In the context of U.S. deindustrialization, Rocky’s boxing, born from a proletarian pugilism in which he has nothing to sell but his own fists, resonates with the irredeemable crisis suffered by traditional white male industrial working class. His training sequence in the musical begins with a series of uninspiring video projections timed to the beat of “Eye of the Tiger,” but eventually grows into one the musical’s few evocative moments as hooded athletes appear, multiply, and finally dance. It’s an effective use of abstraction that generalizes the crisis of masculine manual labor and engenders a creative distance between the story and its realization. A mass of “Rockys” inhabit the stage and a vision of what a resonant 21st-century theatrical Rocky could be is briefly glimpsed; Rocky the Ballet? Why not? But soon enough we find ourselves transported into the arena, encircling the ring, and the productive gap that demands our theatrical imaginations abruptly collapses.
This revival of Rocky resurrects a macho icon in an age where masculinity is perhaps suffering from another crisis in the middle of a Broadway theatrical scene that has failed to attract the male demographic. Rocky’s rugged tenacity may serve as a brief antidote to the slippery surface of our contemporary identities, but he is never allowed to embrace the musical theater language and transcend his iconic persona.

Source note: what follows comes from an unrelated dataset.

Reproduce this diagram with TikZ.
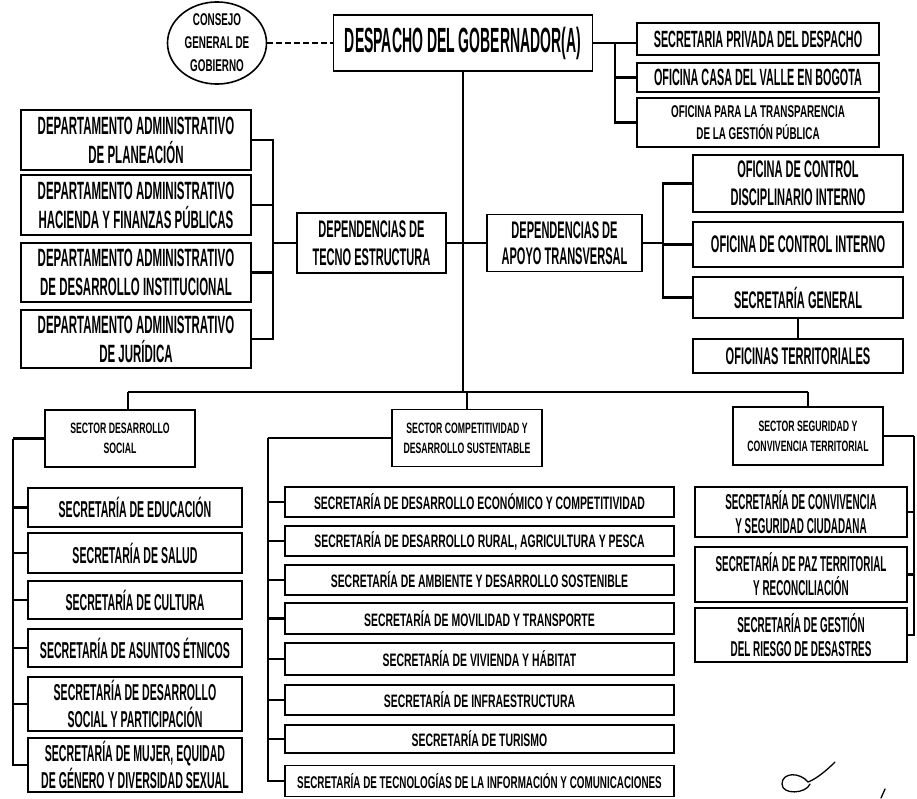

The “reality” of the arena we inhabit at the end of the musical also distracts from the traditionalism of the hard-won intimacy he shares with Adrian, and the story dissolves into a totalized immediacy which may reflect our current moment, but not the conjuncture of 1976 or the safe harbor of monogamous romance. When the show needs to be “real” and reflect the specificity of ’76, it falters; when it needs to be abstract and reflect Rocky’s quest in the metaphorical language of musical theater, it instead chooses to be “real.” The bond between the two lovers and their desire to escape a frenzied world (and perhaps the musical itself) transforms into our own escape of the world into the delusional emotional terrain of a sporting spectacle. Drunk on the feeling, no spotlight can bring our minds back to the connection between Rocky and Adrian. We are still in the arena, overwhelmed by it all.